Evalute logistic regression as B  on MNIST

In [2]:
import tensorflow as tf
import numpy as np
import matplotlib.pyplot as plt
from sklearn.linear_model import LogisticRegression
from sklearn.metrics import f1_score

In [3]:
(x_train, y_train), (x_test, y_test) = tf.keras.datasets.mnist.load_data()

In [4]:
x_train_flat = x_train.reshape(x_train.shape[0], x_train.shape[1] * x_train.shape[2])
x_test_flat = x_test.reshape(x_test.shape[0], x_test.shape[1] * x_test.shape[2])

In [5]:
log_regression = LogisticRegression(n_jobs=-1, max_iter=500) # use all processor cores
log_regression.fit(x_train_flat[:2000], y_train[:2000]) # subsample because it is a very slow model

  " = {}.".format(self.n_jobs))


LogisticRegression(C=1.0, class_weight=None, dual=False, fit_intercept=True,
          intercept_scaling=1, max_iter=500, multi_class='ovr', n_jobs=-1,
          penalty='l2', random_state=None, solver='liblinear', tol=0.0001,
          verbose=0, warm_start=False)

In [6]:
predictions = log_regression.predict(x_test_flat[:500]) # again, subsample

In [7]:
f1_score(y_test[:500], predictions, average="micro")

0.824

In [8]:
# Because the normal solver is not optimized for multiclass scenarios and it is not able to run on multiple cores,
# we tried the "saga" solver, which is better suited for multiclass problems

log_regression_saga = LogisticRegression(solver="saga", n_jobs=-1, max_iter=500)
log_regression_saga.fit(x_train_flat[:2000], y_train[:2000])

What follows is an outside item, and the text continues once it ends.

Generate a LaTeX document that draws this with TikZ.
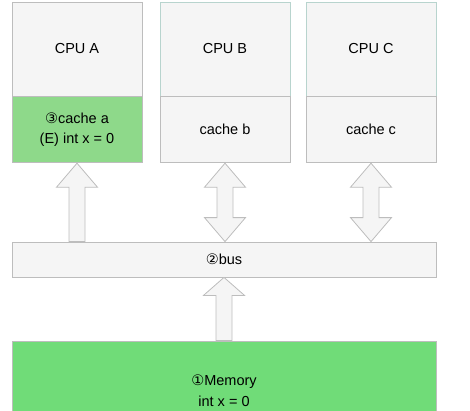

LogisticRegression(C=1.0, class_weight=None, dual=False, fit_intercept=True,
          intercept_scaling=1, max_iter=500, multi_class='ovr', n_jobs=-1,
          penalty='l2', random_state=None, solver='saga', tol=0.0001,
          verbose=0, warm_start=False)

In [11]:
prediction_saga = log_regression_saga.predict(x_test_flat[:500])

In [13]:
f1_score(y_test[:500], prediction_saga, average="micro")

0.842

In [15]:
# The above run was only to show the comparison for the same datasets. Because the saga solver runs better,
# we tried it on the whole set
log_regression_saga.fit(x_train_flat, y_train)
prediction_saga = log_regression_saga.predict(x_test_flat)
f1_score(y_test, prediction_saga, average="micro")



0.9184

## Answer

Logistic regression can be used to identify dicrete labels (like categories) in datasets. The given dataset consists of 10 different categories.
Because the default solver for the logistic regression is optimized for binary problems (two classes), it did not perform too good on the dataset. In addition, it is quite slow because this solver does not allow to be split to all CPU-cores. By subsampling 2000 training data and testing with 500 test data examples one achieves an f1_score of 82.4%. (Again, using the f1_score to combine precision and recall and taking into account true negatives and false positives).<br>
We tested out another solver, one that is recommended by the documentation for lage datasets and capable of multiclass problems. With the same subsample, the "saga" solver is able to achieve a f1_score of 84.2%.
If you invest more time and use the full dataset on the saga solver, one can achieve 91.84% in f1-score which is a very good result.

Logistic regression is an acceptable model for this dataset, the values are quite accurate but the KNN results with >96% were better. On the other hand, it performed far better than kmeans which had errors all over the place.
Nevertheless, for an accurate prediction with as little mistakes as possible, this model is not recommendable.